Fixed Effect Approach

Suppose, there are 4 companies and we have to understand their investment function for 20 years as

i=1,2,3,4

t= 1,2,3,…20

The model will be Yit = β1 + β2X2it + β3X3it + µit

Under the Fixed Effect Approach there can be 5 case studies.

Case -1

This is a pooled regression case, where 20 years observation for each company is studied. This does not give any information on the specific nature of each company.All coefficients remain constant over time and space.

Case -2

This is an improvement over case 1 since it studies the individuality of each company.The slope coefficients remain constant while intercept varies for each individual.It is also known as the Least Square Dummy Variable Model, since we use dummy in the intercept.

Case - 3

Here, the intercepts varies over individuals and time as well while slope coefficients remain constant.

Case - 4

All coefficients vary across individuals but not over time.

Case - 5

All coefficients vary across individual and time. We may include interactive as well as adititve dummies to find differential slope coefficients and differential intercepts.
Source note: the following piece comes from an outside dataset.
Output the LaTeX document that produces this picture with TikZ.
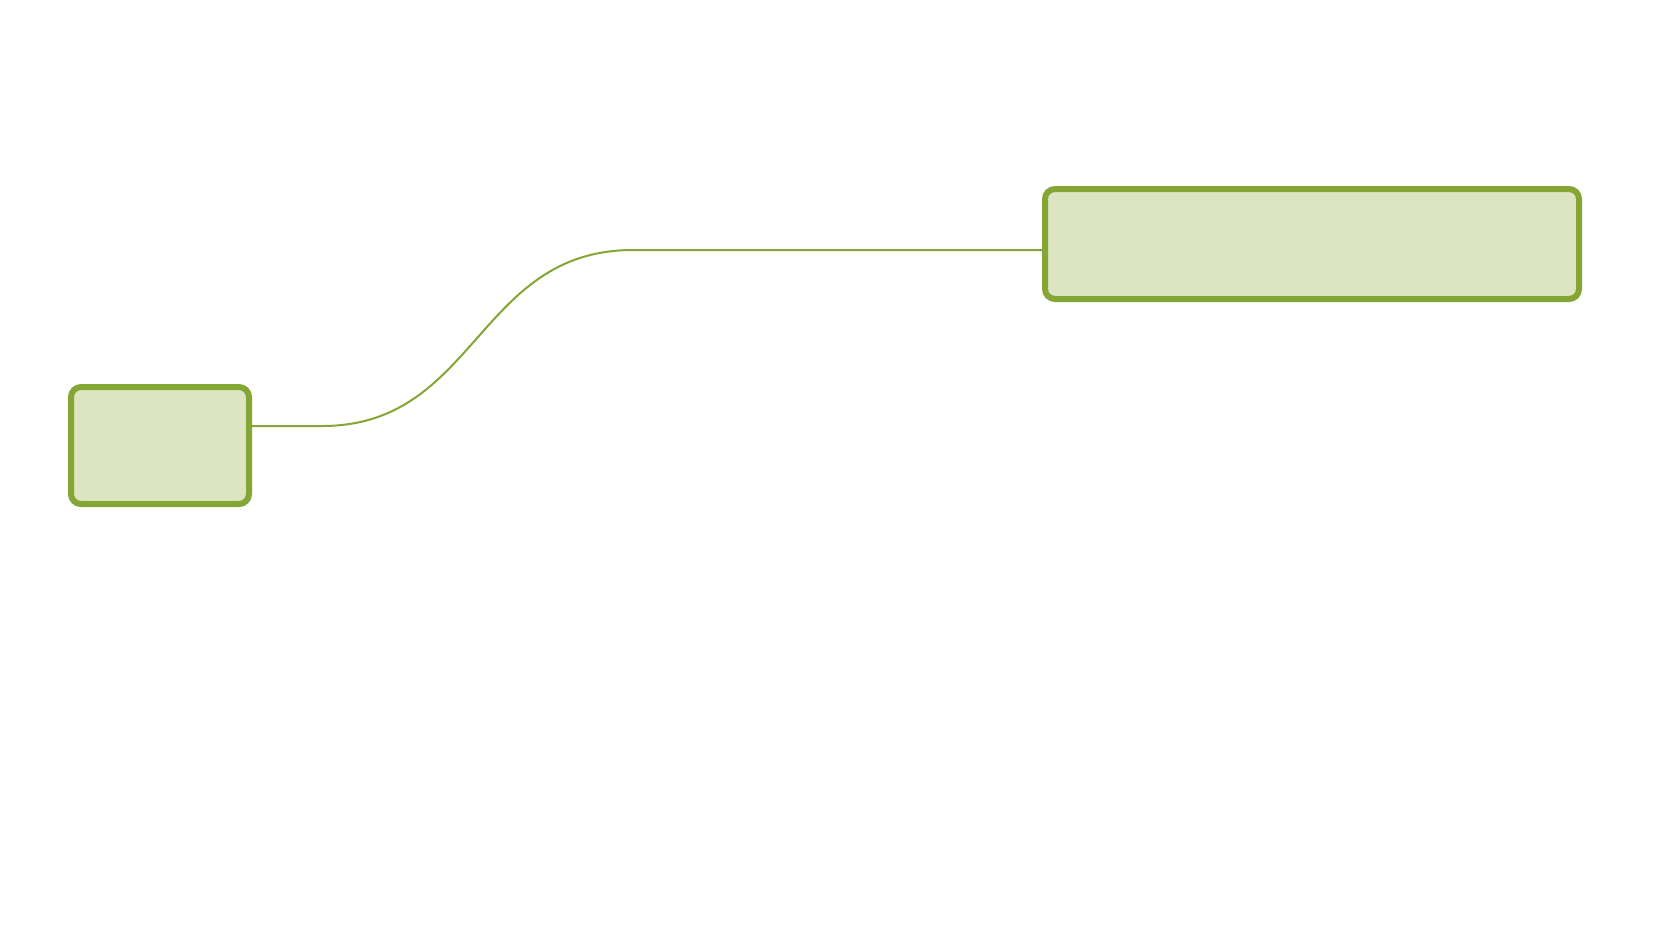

Random Effect Model or Error Components Model

Here, it is assumed that the intercept of an individual unit is a random variable, drawn from a large population, with a constant mean value. The intercept is a combination of its estimate and error component.

How do we decide between the two methods of dealing with Panel Data ?

Hausman test having a chi square distribution is used to choose the appropriate model.